To evaluate retrieval performance in Retrieval-Augmented Generation (RAG) systems, several standardized benchmarks and datasets are widely used. These typically focus on open-domain question answering (QA) tasks, where the system retrieves relevant documents or passages from a large corpus and generates accurate answers. Common benchmarks include Natural Questions (NQ), WebQuestions (WebQ), TriviaQA, and HotpotQA, each designed to test different aspects of retrieval and generation.
Natural Questions (NQ) is a prominent benchmark derived from real Google search queries paired with answers from Wikipedia. It tests a system’s ability to retrieve precise passages and generate answers that match human-annotated short or long responses. NQ emphasizes real-world complexity, as questions are diverse and answers often require synthesizing multiple pieces of information. For example, a query like “When did the Titanic sink?” requires retrieving the correct date and context from Wikipedia. WebQuestions (WebQ) is a smaller dataset focused on factual answers from Freebase, a knowledge graph. It tests systems on answering factoid questions (e.g., “Who founded Microsoft?”), with a focus on direct retrieval from structured and unstructured sources. Both NQ and WebQ measure retrieval accuracy through metrics like exact answer match and F1 score.

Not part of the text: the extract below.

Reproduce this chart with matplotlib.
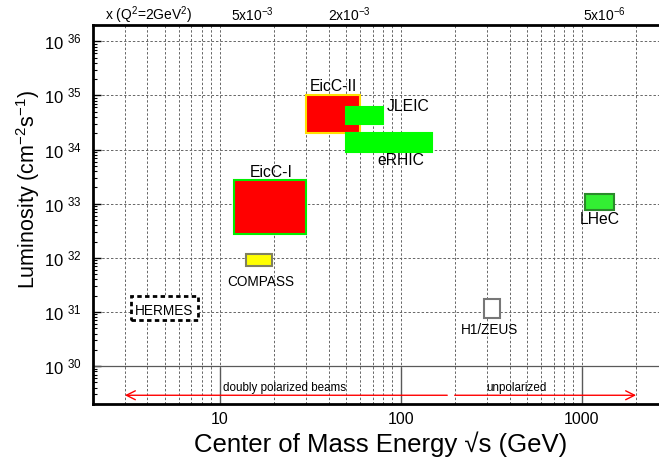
import numpy as np
import matplotlib
matplotlib.use("Agg")
import matplotlib.pyplot as plt
from matplotlib.patches import Rectangle
from matplotlib.ticker import FixedLocator, FuncFormatter, LogLocator, NullFormatter
import matplotlib.transforms as mtransforms

plt.rcParams['font.family'] = ['Liberation Sans', 'DejaVu Sans']
plt.rcParams['mathtext.fontset'] = 'custom'
plt.rcParams['mathtext.rm'] = 'Liberation Sans'
plt.rcParams['mathtext.it'] = 'Liberation Sans:italic'
plt.rcParams['mathtext.bf'] = 'Liberation Sans:bold'

# facilities: sqrt(s) range (GeV) and luminosity range (cm^-2 s^-1)
names = ["EicC-II", "JLEIC", "eRHIC", "EicC-I", "LHeC", "COMPASS", "HERMES", "H1/ZEUS"]
e_lo = [30, 50, 50, 12, 1050, 14, 3.25, 290]
e_hi = [60, 80, 150, 30, 1500, 19.5, 7.6, 356]
l_lo = [2e34, 3e34, 9e33, 2.8e32, 7.5e32, 7e31, 7e30, 7.8e30]
l_hi = [1e35, 6e34, 2e34, 2.8e33, 1.5e33, 1.2e32, 2e31, 1.76e31]
faces = ["#ff0000", "#00ff00", "#00ff00", "#ff0000", "#33ee33", "#ffff00", "white", "white"]
edges = ["#ffe000", "#00ff00", "#00ff00", "#00ee00", "#2a8a2a", "#808060", "black", "#777777"]

# top axis: Bjorken x at Q^2 = 2 GeV^2
x_labels = ["x (Q$^2$=2GeV$^2$)", "5x10$^{-3}$", "2x10$^{-3}$", "5x10$^{-6}$"]
x_label_pos = [2.32, 11.6, 39.5, 1014]

fig = plt.figure(figsize=(6.59, 4.59), dpi=100)
ax = fig.add_axes([93/659, 55/459, (668-93)/659, 379/459])
ax.set_xscale("log")
ax.set_yscale("log")
ax.set_xlim(2, 3000)
ax.set_ylim(2e29, 2e36)
ax.set_axisbelow(True)

# grid
ax.xaxis.set_minor_locator(LogLocator(base=10, subs=np.arange(2, 10)))
ax.xaxis.set_minor_formatter(NullFormatter())
ax.yaxis.set_major_locator(FixedLocator([1e30, 1e31, 1e32, 1e33, 1e34, 1e35, 1e36]))
ax.yaxis.set_minor_locator(LogLocator(base=10, subs=np.arange(2, 10), numticks=20))
ax.yaxis.set_minor_formatter(NullFormatter())
ax.grid(True, which="both", axis="x", ls=(0, (2.5, 2)), color="0.4", lw=0.7)
ax.grid(True, which="major", axis="y", ls=(0, (2.5, 2)), color="0.4", lw=0.7)
ax.axhline(1e30, color="0.35", lw=0.9, zorder=0.6)

ax.yaxis.set_major_formatter(FuncFormatter(lambda v, p: "10 $^{%d}$" % round(np.log10(v))))
ax.xaxis.set_major_locator(FixedLocator([10, 100, 1000]))
ax.xaxis.set_major_formatter(FuncFormatter(lambda v, p: "%d" % v))

ax.tick_params(axis="y", which="major", direction="in", length=6, width=1, labelsize=12, pad=8)
ax.tick_params(axis="y", which="minor", direction="in", length=3, width=0.8)
ax.tick_params(axis="x", which="major", direction="in", length=27, width=1, color="0.35", labelsize=11.5, pad=6)
ax.tick_params(axis="x", which="minor", length=0)

for s in ["left", "bottom", "top"]:
    ax.spines[s].set_linewidth(2)
ax.spines["right"].set_visible(False)

# facility boxes
for i in range(len(names)):
    ls = (0, (1.6, 1.2)) if names[i] == "HERMES" else "-"
    lw = 2 if names[i] == "HERMES" else 1.5
    ax.add_patch(Rectangle((e_lo[i], l_lo[i]), e_hi[i] - e_lo[i], l_hi[i] - l_lo[i],
                           facecolor=faces[i], edgecolor=edges[i], lw=lw, ls=ls, zorder=2))

big = 11.3
small = 9.8
ax.text(31.4, 1.45e35, "EicC-II", fontsize=big, ha="left", va="center")
ax.text(83.8, 6.2e34, "JLEIC", fontsize=big, ha="left", va="center")
ax.text(74.6, 6.3e33, "eRHIC", fontsize=big, ha="left", va="center")
ax.text(975, 5.1e32, "LHeC", fontsize=big, ha="left", va="center")
ax.text(19.4, 3.8e33, "EicC-I", fontsize=big, ha="center", va="center")
ax.text(16.9, 3.6e31, "COMPASS", fontsize=small, ha="center", va="center")
ax.text(4.91, 1.06e31, "HERMES", fontsize=small, ha="center", va="center", zorder=3)
ax.text(310, 4.7e30, "H1/ZEUS", fontsize=small, ha="center", va="center")

# polarization arrows
ax.annotate("", xy=(3, 2.9e29), xytext=(181, 2.9e29),
            arrowprops=dict(arrowstyle="->", color="red", lw=1, mutation_scale=16, shrinkA=0, shrinkB=0))
ax.annotate("", xy=(2000, 2.9e29), xytext=(199, 2.9e29),
            arrowprops=dict(arrowstyle="->", color="red", lw=1, mutation_scale=16, shrinkA=0, shrinkB=0))
ax.text(22.9, 3.9e29, "doubly polarized beams", fontsize=8.4, ha="center", va="center")
ax.text(438, 3.9e29, "unpolarized", fontsize=8.4, ha="center", va="center")

trans = mtransforms.blended_transform_factory(ax.transData, ax.transAxes)
for lab, xp in zip(x_labels, x_label_pos):
    ax.text(xp, 1.026, lab, fontsize=10, ha="left", va="center", transform=trans, clip_on=False)

ax.set_xlabel("Center of Mass Energy \u221as (GeV)", fontsize=18.5, labelpad=3)
fig.text(28/659, 1 - 190/459, "Luminosity (cm$^{-2}$s$^{-1}$)", fontsize=15.5,
         rotation=90, ha="center", va="center")

fig.savefig("out.png", dpi=100)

TriviaQA is another key dataset with trivia-style questions, designed to evaluate systems on complex, multi-step reasoning. For instance, a question like “Which river flows through Paris?” requires retrieving information about both Paris and its geography. Unlike NQ, TriviaQA includes both Wikipedia and web-sourced documents, testing retrieval across diverse sources. HotpotQA extends this by requiring multi-hop reasoning, where answering a question (e.g., “Which actor starred in the first movie directed by Christopher Nolan?”) demands retrieving and connecting information from multiple documents. HotpotQA evaluates both retrieval (via supporting evidence identification) and answer accuracy. These datasets often use recall@k (e.g., whether the correct document is in the top-k retrieved results) and answer-based metrics like EM (Exact Match) to quantify performance.
Beyond QA-specific datasets, MS MARCO (Microsoft Machine Reading Comprehension) is a large-scale benchmark for passage retrieval and answer generation. It includes real user queries from Bing, requiring systems to rank passages by relevance. For example, a query like “How to fix a leaky faucet” would need retrieving step-by-step guides from a web corpus. KILT (Knowledge-Intensive Language Tasks) is a unified benchmark covering multiple tasks, including fact-checking and entity linking, using Wikipedia as the knowledge source. These datasets test retrieval robustness in diverse scenarios, such as handling ambiguous queries or out-of-domain topics. Tools like BEIR (Benchmarking IR Systems) provide a standardized framework for evaluating retrieval models across 18 datasets, including NQ and HotpotQA, to assess generalization. Metrics like MRR (Mean Reciprocal Rank) and NDCG (Normalized Discounted Cumulative Gain) are often used to rank retrieval quality. Together, these benchmarks enable developers to rigorously test RAG systems’ ability to retrieve and utilize relevant information effectively.